Salvadorans must leave: Trump
Officials to end Temporary Protected Status for immigrants who had fled two quakes

Los Angeles: Nearly 200,000 people from El Salvador who had been allowed to live in the US for more than a decade must leave the country, government officials announced on Monday.
It is the Trump administration's latest reversal of years of immigration policies and one of the most consequential to date.
Homeland security officials said that they were ending a humanitarian programme, known as Temporary Protected Status, for Salvadorans who have been allowed to live and work legally in the US since a pair of devastating earthquakes struck their country in 2001.

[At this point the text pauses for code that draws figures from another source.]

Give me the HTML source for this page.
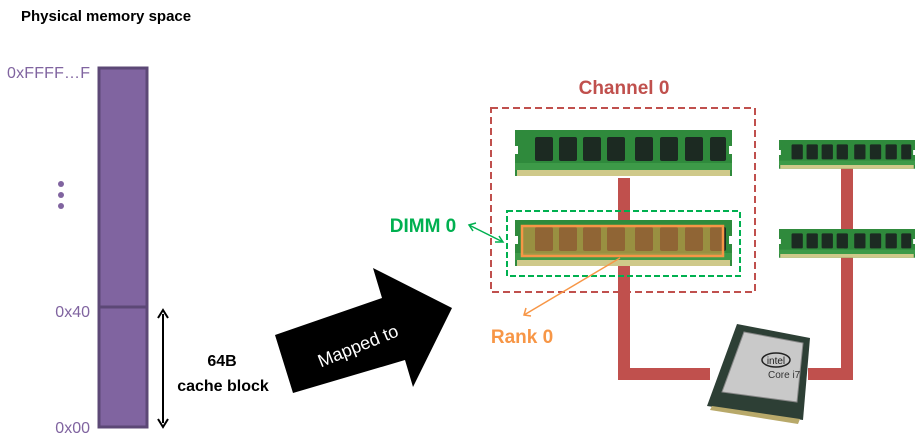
<!DOCTYPE html>
<html><head><meta charset="utf-8"><style>
body{margin:0;background:#fff;width:922px;height:439px;overflow:hidden}
text{font-family:"Liberation Sans",sans-serif}
</style></head><body>
<svg width="922" height="439" viewBox="0 0 922 439" xmlns="http://www.w3.org/2000/svg">
<defs>
<symbol id="dimm" viewBox="0 0 217 48" preserveAspectRatio="none">
<rect x="0" y="0" width="217" height="46" fill="#2f8a3c"/>
<rect x="2" y="40" width="213" height="6" fill="#cfc98a"/>
<rect x="0" y="33" width="217" height="7" fill="#3d9a48"/>
<g fill="#1c2a22">
<rect x="20" y="7" width="18" height="24" rx="2"/><rect x="44" y="7" width="18" height="24" rx="2"/>
<rect x="68" y="7" width="18" height="24" rx="2"/><rect x="92" y="7" width="18" height="24" rx="2"/>
<rect x="104" y="24" width="5" height="7"/>
<rect x="120" y="7" width="18" height="24" rx="2"/><rect x="145" y="7" width="18" height="24" rx="2"/>
<rect x="170" y="7" width="18" height="24" rx="2"/><rect x="195" y="7" width="16" height="24" rx="2"/>
</g>
<rect x="0" y="16" width="3" height="8" fill="#fff"/><rect x="214" y="16" width="3" height="8" fill="#fff"/>
</symbol>
</defs>
<text x="21" y="21" font-size="15" font-weight="bold">Physical memory space</text>
<rect x="99" y="68" width="48" height="359" fill="#8064a0" stroke="#5c4876" stroke-width="3"/>
<line x1="99" y1="307" x2="147" y2="307" stroke="#5c4876" stroke-width="3"/>
<g fill="#8064a0" font-size="16">
<text x="90" y="78" text-anchor="end" textLength="83">0xFFFF…F</text>
<text x="90" y="317" text-anchor="end">0x40</text>
<text x="90" y="433" text-anchor="end">0x00</text>
</g>
<g fill="#8064a0"><circle cx="61" cy="184" r="3"/><circle cx="61" cy="195" r="3"/><circle cx="61" cy="206" r="3"/></g>
<line x1="163" y1="314" x2="163" y2="423" stroke="#000" stroke-width="2"/>
<path d="M158 318 L163 310 L168 318 M158 419 L163 427 L168 419" fill="none" stroke="#000" stroke-width="2"/>
<text x="222" y="366" font-size="16" font-weight="bold" text-anchor="middle">64B</text>
<text x="223" y="391" font-size="16" font-weight="bold" text-anchor="middle">cache block</text>
<polygon points="293,393 275,335 382,298 373,268 452,308 413,387 405,360" fill="#000"/>
<text x="358" y="352" font-size="18" fill="#fff" text-anchor="middle" transform="rotate(-22 358 346)">Mapped to</text>
<g fill="#c0504d">
<rect x="618" y="178" width="12" height="202"/>
<rect x="618" y="368" width="92" height="12"/>
<rect x="808" y="368" width="45" height="12"/>
<rect x="841" y="168" width="12" height="212"/>
</g>
<rect x="491" y="108" width="264" height="184" fill="none" stroke="#c0504d" stroke-width="2" stroke-dasharray="7,4"/>
<text x="624" y="94" font-size="19" font-weight="bold" fill="#c0504d" text-anchor="middle">Channel 0</text>
<use href="#dimm" x="515" y="130" width="217" height="48"/>
<use href="#dimm" x="515" y="220" width="217" height="48"/>
<use href="#dimm" x="779" y="140" width="136" height="30"/>
<use href="#dimm" x="779" y="229" width="136" height="30"/>
<rect x="522" y="226" width="201" height="30" fill="rgba(240,150,70,0.55)" stroke="#f79646" stroke-width="2.5"/>
<rect x="507" y="211" width="233" height="65" fill="none" stroke="#00b050" stroke-width="2" stroke-dasharray="6,3"/>
<text x="423" y="232" font-size="19" font-weight="bold" fill="#00b050" text-anchor="middle">DIMM 0</text>
<line x1="469" y1="225" x2="503" y2="242" stroke="#00b050" stroke-width="1.5"/>
<path d="M476 223 L469 225 L473 231 M495 242 L503 242 L499 236" fill="none" stroke="#00b050" stroke-width="1.5"/>
<text x="522" y="343" font-size="19" font-weight="bold" fill="#f79646" text-anchor="middle">Rank 0</text>
<line x1="524" y1="315" x2="620" y2="258" stroke="#f79646" stroke-width="1.5"/>
<path d="M526 308 L524 315 L531 316" fill="none" stroke="#f79646" stroke-width="1.5"/>
<polygon points="737,324 810,338 803,420 707,406" fill="#2d3f35"/>
<polygon points="744,332 803,343 797,402 722,392" fill="#c9c9c9" stroke="#888" stroke-width="1"/>
<polygon points="712,406 800,419 798,424 710,410" fill="#b8a96a"/>
<ellipse cx="776" cy="360" rx="14" ry="7" fill="none" stroke="#222" stroke-width="1.5"/>
<text x="776" y="364" font-size="10" fill="#222" text-anchor="middle">intel</text>
<text x="768" y="378" font-size="10" fill="#333">Core i7</text>
</svg>
</body></html>
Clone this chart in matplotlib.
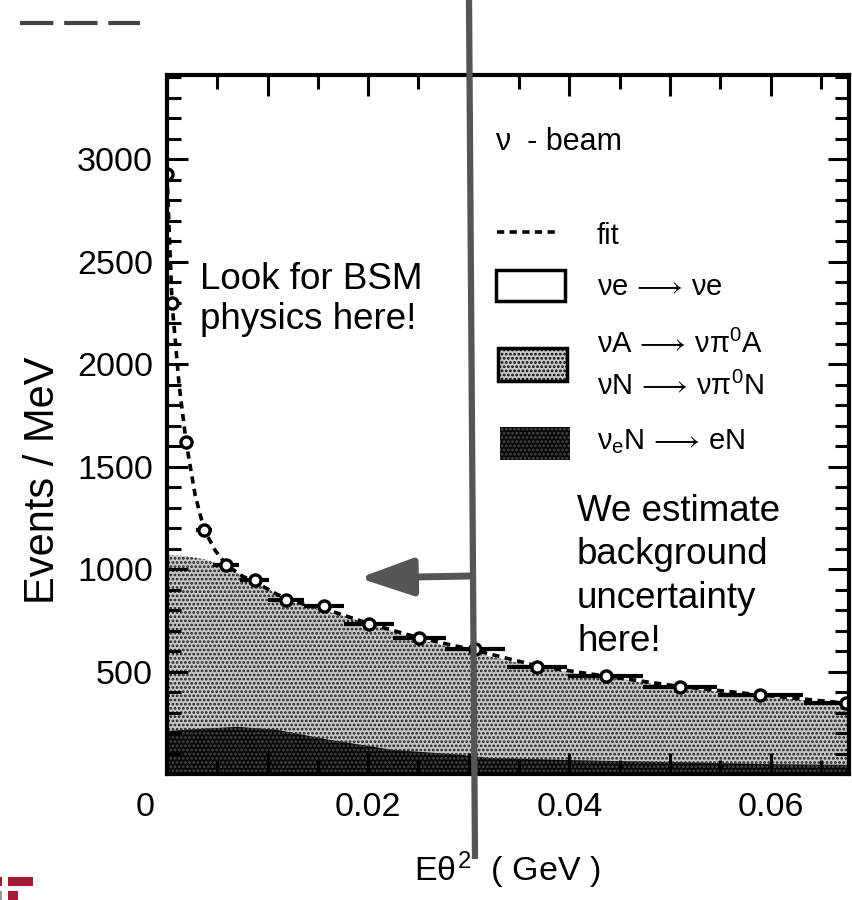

Salvadorans were by far the largest group of foreigners benefiting from temporary protected status, which shielded them from deportation if they had arrived in the US illegally.
The decision came just weeks after more than 45,000 Haitians, the second largest group, lost protections granted after Haiti's 2010 earthquake, and it suggested that others in the programme, namely Hondurans, may soon lose them as well.
Nicaraguans lost their protections last year.In the days leading up to the decision, immigrant advocates and the El Salvadoran government pleaded with the US to extend the programme, as it has several times since 2001, saying that conditions were still dire.
"We had hoped that if we worked hard, paid our taxes and didn't get in trouble we would be allowed to stay," said Veronica Lagunas, 39, a Salvadoran who works overnight cleaning offices in Los Angeles, has two children born in the US and owns a mobile home.
But the Trump administration has been committed to reining in both legal and illegal immigration, most notably by ending protections for 800,000 young undocumented immigrants, known as Dreamers, beginning in March unless Congress grants them legal status before then.